Seasonal Tree Cutting Restrictions
Within the state of Kentucky, two species of bats are federally listed as endangered. The summer habitats of the Indiana bat and the northern long-eared bat (NLEB) are trees, which are often affected by Kentucky Transportation Cabinet (KYTC) projects. To minimize harm to the bats and to reduce the cost of mitigation, restrictions are often imposed that prohibit cutting trees during summer months (April – October). KTC analyzed different tree cutting strategies and studied past construction cost proposals to determine how mitigation costs that would relax tree cutting restrictions have increased overall construction costs and schedule.
The transportation industry recognizes the importance of sustainability in the nation’s infrastructure and as a result, has increased efforts to adopt sustainable policies and practices. Sustainably constructed transportation projects stimulate local economies, increase public involvement, and lessen environmental impacts. KTC analyzed three case studies to determine to what extent sustainable measures were included in the planning, design, and construction of transportation infrastructure projects. FHWA’s INVEST rating system was used as a benchmark for determining if the Cabinet’s past projects and current processes utilize sustainable concepts. The Center was able to show that while there is room for improvement, Kentucky appears to be ahead of the curve on putting sustainability into practice on road construction and road maintenance projects.
Alternate Technical Concepts
Alternative Technical Concepts, or ATC, is a flexible highway contracting process that enables innovation, reduces project delivery time, and provides cost savings. KTC researchers selected the US-460 Russell Fork project to study the ATC process. This research study was a collaborative effort with two other KTC program areas: Project Development and Construction Engineering and Management. Contractors prequalified by the Kentucky Transportation Cabinet (KYTC) attended an informational meeting to learn about the ATC bidding process and were presented with KYTC’s draft project plans, which describe construction of the Pond Creek bridge, building a ramp from KY 80 to the new road, and paving/surfacing requirements. An ecology survey revealed practices that interfere with the habitat of the Big Sandy Crayfish, which changed the letting date.
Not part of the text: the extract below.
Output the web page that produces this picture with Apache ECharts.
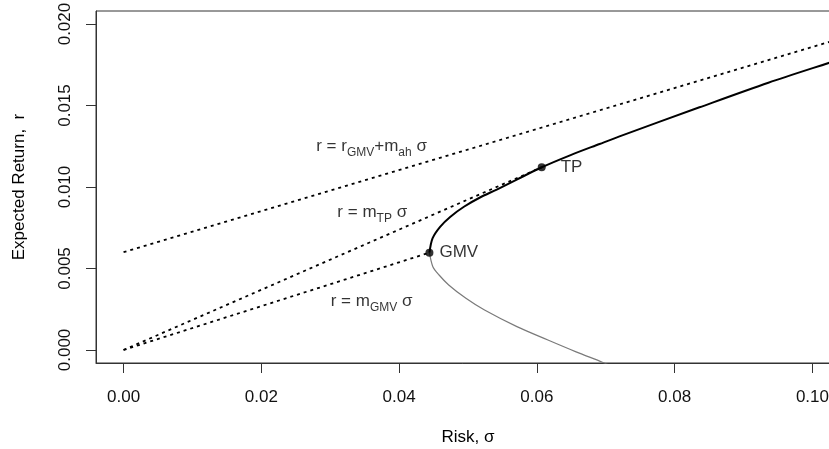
<!DOCTYPE html>
<html><head><meta charset="utf-8">
<script src="https://cdn.jsdelivr.net/npm/echarts@6/dist/echarts.min.js"></script>
<style>html,body{margin:0;padding:0;background:#fff;overflow:hidden}#c{width:829px;height:449px}</style>
</head><body><div id="c"></div>
<script>
// ---- data ----
const xTicks = [0, 0.02, 0.04, 0.06, 0.08, 0.10];
const yTicks = [0, 0.005, 0.010, 0.015, 0.020];

// efficient (upper) branch of the frontier: [sigma, r]
const frontierUpper = [
  [0.0444, 0.00597], [0.04485, 0.00685], [0.04595, 0.00756], [0.04745, 0.00818],
  [0.04941, 0.00879], [0.05167, 0.00934], [0.05425, 0.00986], [0.05715, 0.01047],
  [0.0607, 0.01121], [0.0649, 0.01196], [0.0691, 0.01264], [0.0719, 0.01309],
  [0.0836, 0.01489], [0.0936, 0.0164], [0.1025, 0.01763], [0.1045, 0.0179]
];
// inefficient (lower) branch
const frontierLower = [
  [0.0444, 0.00597], [0.0449, 0.00511], [0.0458, 0.0046], [0.0472, 0.00399],
  [0.0497, 0.00317], [0.0524, 0.00245], [0.0571, 0.00143], [0.0616, 0.00061],
  [0.0656, -0.0001], [0.0695, -0.00075], [0.0709, -0.001]
];
// special portfolios
const gmvPoint = [0.0444, 0.00597];
const tpPoint = [0.0607, 0.01121];
// dotted lines (endpoints)
const lineGmvAh = [[0, 0.006], [0.104, 0.0191]];
const lineTP = [[0, 0], tpPoint];
const lineGMV = [[0, 0], gmvPoint];
// equation annotations (data coordinates)
const eqLabels = [
  { value: [0.0360, 0.01258], text: '{n|r = r}{s|GMV}{n|+m}{s|ah}{n| σ}' },
  { value: [0.0361, 0.00855], text: '{n|r = m}{s|TP}{n| σ}' },
  { value: [0.0360, 0.00307], text: '{n|r = m}{s|GMV}{n| σ}' }
];

// ---- chart ----
const FONT = 'Liberation Sans, Arial, Helvetica, sans-serif';
const chart = echarts.init(document.getElementById('c'), null, { renderer: 'canvas' });
const dotted = { color: '#000', width: 1.8, type: [3, 4], cap: 'butt' };
const rich = {
  n: { fontSize: 17, fontFamily: FONT, color: '#000', lineHeight: 22, verticalAlign: 'top' },
  s: { fontSize: 12, fontFamily: FONT, color: '#000', lineHeight: 22, verticalAlign: 'top', padding: [9, 0, 0, 0] }
};
const axisLineStyle = { color: '#333', width: 1 };
const X_MIN = -0.004, X_MAX = 0.104;

chart.setOption({
  animation: false,
  backgroundColor: '#fff',
  grid: { left: 96, top: 11, right: -11, bottom: 86, show: true, borderColor: '#333', borderWidth: 1,
          outerBoundsMode: 'none', containLabel: false },
  xAxis: {
    type: 'value', min: X_MIN, max: X_MAX, position: 'bottom',
    name: 'Risk, σ', nameLocation: 'middle', nameGap: 66,
    nameTextStyle: { fontSize: 17, fontFamily: FONT, color: '#000' },
    axisLine: { show: true, onZero: false, lineStyle: axisLineStyle },
    splitLine: { show: false },
    axisTick: { show: true, length: 10, customValues: xTicks, lineStyle: axisLineStyle },
    axisLabel: { customValues: xTicks, margin: 26, fontSize: 17, fontFamily: FONT, color: '#111',
      formatter: v => v.toFixed(2) }
  },
  yAxis: {
    type: 'value', min: -0.0008, max: 0.0208,
    name: 'Expected Return,  r', nameLocation: 'middle', nameGap: 68,
    nameTextStyle: { fontSize: 17, fontFamily: FONT, color: '#000' },
    axisLine: { show: true, onZero: false, lineStyle: axisLineStyle },
    splitLine: { show: false },
    axisTick: { show: true, length: 10, customValues: yTicks, lineStyle: axisLineStyle },
    axisLabel: { customValues: yTicks, margin: 22, rotate: 90, fontSize: 17, fontFamily: FONT, color: '#111',
      formatter: v => v.toFixed(3) }
  },
  series: [
    { type: 'line', data: lineGmvAh, showSymbol: false, lineStyle: dotted, silent: true, z: 2 },
    { type: 'line', data: lineTP, showSymbol: false, lineStyle: dotted, silent: true, z: 2 },
    { type: 'line', data: lineGMV, showSymbol: false, lineStyle: dotted, silent: true, z: 2 },
    { type: 'line', data: frontierLower, showSymbol: false, smooth: 0.3, lineStyle: { color: '#7a7a7a', width: 1.2 }, z: 3 },
    { type: 'line', data: frontierUpper, showSymbol: false, smooth: 0.3, lineStyle: { color: '#000', width: 2 }, z: 4 },
    { type: 'scatter', data: [gmvPoint], symbolSize: 8, itemStyle: { color: '#000' }, z: 5,
      label: { show: true, position: 'right', distance: 6, formatter: 'GMV', fontSize: 17, fontFamily: FONT, color: '#000' } },
    { type: 'scatter', data: [tpPoint], symbolSize: 8, itemStyle: { color: '#000' }, z: 5,
      label: { show: true, position: 'right', distance: 15, formatter: 'TP', fontSize: 17, fontFamily: FONT, color: '#000' } },
    { type: 'scatter', symbolSize: 0, z: 6,
      data: eqLabels.map(d => ({ value: d.value, label: { formatter: d.text } })),
      label: { show: true, position: 'inside', offset: [0, 4], rich: rich } }
  ]
});
</script>
</body></html>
The ATC process stipulates that contractors receive the information 6 months before the official advertisement during which time a Technical Review committee is organized. A contractor decides where they could provide innovation and technical expertise and at that point, delivers a formal submission of the idea. The ATC is proposed as an alternative to a bid item — this could include design solutions, project specifications, materials, products, or traffic control. A contractor can propose multiple ATCs.
The proposed ATC concept must differ from the base design in the KYTC contract documents, meet the schedule, maintain the project’s purpose and function, and meet all policies and environmental regulations. If the contractor’s ATC is approved, they can submit only one alternative bid as a lump sum item that includes a schedule of values. If KYTC approves a contractor’s ATC but does not award a contract, the contractor is eligible for a stipend. The winning contractor becomes the Engineer of Record and is responsible for all engineering plans. Before the project’s construction phase, KYTC approves all plans. The primary goal of the ATC contracting process is to develop a product equal to or better that what would have been produced by the concept it replaces.